Nvidia CEO Jensen Huang is stirring up excitement among fans of artificial general intelligence (AGI). Speaking on Lex Fridman’s podcast on Monday, Huang cut through years of speculation with a bold statement: “I think we’ve achieved AGI.”
This claim came after Fridman asked Huang how long it would take for AI to innovate, find customers, and manage a team to build a $1 billion company. When asked if that milestone was five to 20 years away, Huang firmly stated that for a company of that size, the era of AGI is already here.
He said that an AI running a billion-dollar company is “possible,” as long as that success isn’t expected to last forever.
“It is not out of the question that a Claude [model] was able to create a web service, some interesting little app that all of a sudden, you know, a few billion people used for 50 cents, and then it went out of business again shortly after,” Huang explained. “Now, we saw a whole bunch of those type of companies during the internet era, and most of those websites were not anything more sophisticated than what OpenAI [or] Claude could generate today.”
This aggressive redefinition of what AGI means is quite notable. The tech industry has long struggled to precisely define AGI. The debate often focuses on human-like tests or specific tasks, such as writing a novel or outperforming humans in various complex ways.
For Huang, however, the benchmark is purely about business: he refers to AGI as the ability to build and run a company worth ten figures. Still, investors should view Huang’s AGI statement with some caution. His definition relies heavily on making money from temporary viral trends, rather than showing sustained management over a complex organization.

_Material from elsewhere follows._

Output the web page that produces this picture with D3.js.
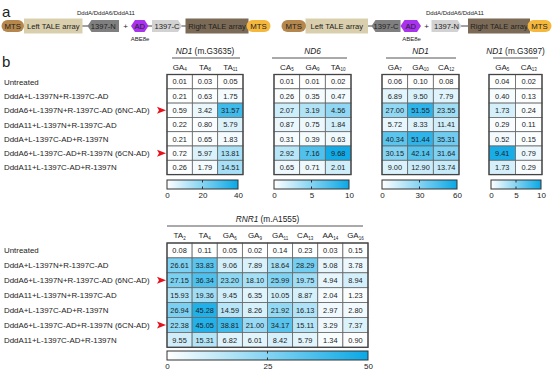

While an AI model like Claude could certainly generate a profitable app today, that represents a very specific, narrow kind of success. It’s not the broad, human-like reasoning and problem-solving that the industry typically associates with true AGI.
However, by declaring AGI “achieved,” Huang conveniently reinforces the need for Nvidia’s own products. If AGI is truly here, then the demand for Nvidia’s high-end chips becomes absolutely essential for big tech companies like Google and Microsoft. They need these chips as they scale up their data centers to meet the growing demands of AI.
Despite his strong optimism, Huang did acknowledge the current limitations of AI, especially when it comes to managing his own vast company. Even if an AI agent can spot a trend or create a “super, super cute” digital influencer that brings in a billion dollars, it’s not ready to replace the engineers at a complex hardware giant.